WRONG. I hated it. I can't sit and work on one drawing for more than like...30 minutes. And that's pushing it. After that I'm done, and it's time to move on to the next drawing.

So about that class. I was a little down in the dumps and my dad does the typical dad thing and tells me to get off my butt, get out of my house, and do something to get my mind off it all. So we took a class together. I remember the conversation pretty clearly.

"What have you always wanted to do?"

"I don't know" I said.

"No, really. Anything at all."

"Well, I've sorta always wanted to draw better..."

"Great...let's see what they have going on out at Parkland."

And that was that. A few days later my dad and I were out at Parkland two nights a week drawing crap that the teacher threw in the middle of the room.

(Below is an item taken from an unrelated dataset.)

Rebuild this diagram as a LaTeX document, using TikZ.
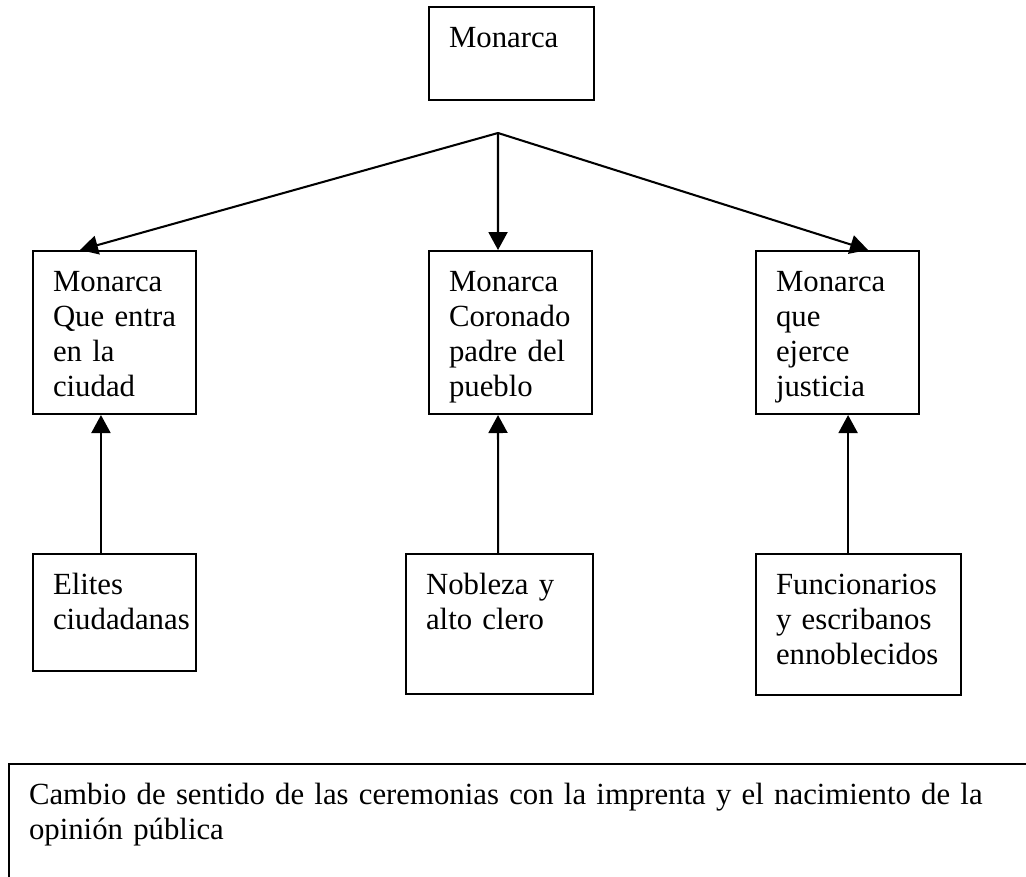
\documentclass[tikz,border=0pt]{standalone}
\usepackage{fontspec}
\setmainfont{Liberation Serif}
\usetikzlibrary{arrows.meta}
\tikzset{ % boxes and arrows
box/.style={draw,line width=0.8pt,anchor=north west,align=left,inner xsep=7.8pt,inner ysep=0pt,text height=15.6pt,font=\fontsize{12}{13.65}\selectfont},
arr/.style={line width=0.8pt,-{Triangle[length=7pt,width=7.4pt]}},
}

\begin{document}
\begin{tikzpicture}[x=0.39pt,y=-0.39pt]
\useasboundingbox (0,0) rectangle (1026,876);
            \node [box,text width=48.75pt,text depth=20.67pt] (mon) at (428,6) {Monarca};
            \coordinate (fork) at (498,133);
            \node [box,text width=48pt,text depth=47.97pt] (entra) at (32,250) {Monarca\\Que entra\\en la\\ciudad};
            \node [box,text width=48pt,text depth=47.97pt] (coronado) at (428,250) {Monarca\\Coronado\\padre del\\pueblo};
            \node [box,text width=48pt,text depth=47.97pt] (justicia) at (755,250) {Monarca\\que\\ejerce\\justicia};
            \node [box,text width=48pt,text depth=30.03pt] (elites) at (32,553) {Elites\\ciudadanas};
            \node [box,text width=57.33pt,text depth=39pt] (nobleza) at (405,553) {Nobleza y\\alto clero};
            \node [box,text width=64.35pt,text depth=39.4pt] (funcion) at (755,553) {Funcionarios\\y escribanos\\ennoblecidos};
            \node [box,text width=390pt,text depth=36.3pt] (cambio) at (8,763) {Cambio de sentido de las ceremonias con la imprenta y el nacimiento de la\\opinión pública};
            % arrows from the fork down to the three figures
            \draw [arr] (fork) -- ([xshift=18.7pt]entra.north west);
            \draw [arr] (fork) -- ([xshift=27.3pt]coronado.north west);
            \draw [arr] (fork) -- ([xshift=44.1pt]justicia.north west);
            % arrows up from the groups
            \draw [arr] ([xshift=26.9pt]elites.north west) -- ([xshift=26.9pt]entra.south west);
            \draw [arr] ([xshift=36.3pt]nobleza.north west) -- ([xshift=27.3pt]coronado.south west);
            \draw [arr] ([xshift=36.3pt]funcion.north west) -- ([xshift=36.3pt]justicia.south west);
        \end{tikzpicture}
\end{document}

So I'm telling my friend about it today, as we were talking about art classes we had taken or were going to take:

My dad took the class with me
My dads great
He was like "you need to get out of the house and do something"
so he took the class with me

That's neat
My dad would never do that

So, when you think about it, the "typical thing" isn't really that typical at all, now is it? I was a little shocked cause you know it's kinda a paradigm shift in thinking. I can't imagine having a dad who wasn't willing to take a drawing class with me, or go to lunch and figure out why the house payments are fucked up, or just going and shooting pool over lunch.

These things, which I regard as "typical" are probably extraordinary or at least "Dad of the Year" award worthy. Sadly they don't ever ask me who should get that award, so I took my dad out to lunch. Well...tried. He paid the tip 'cause that's what dad's of the year do.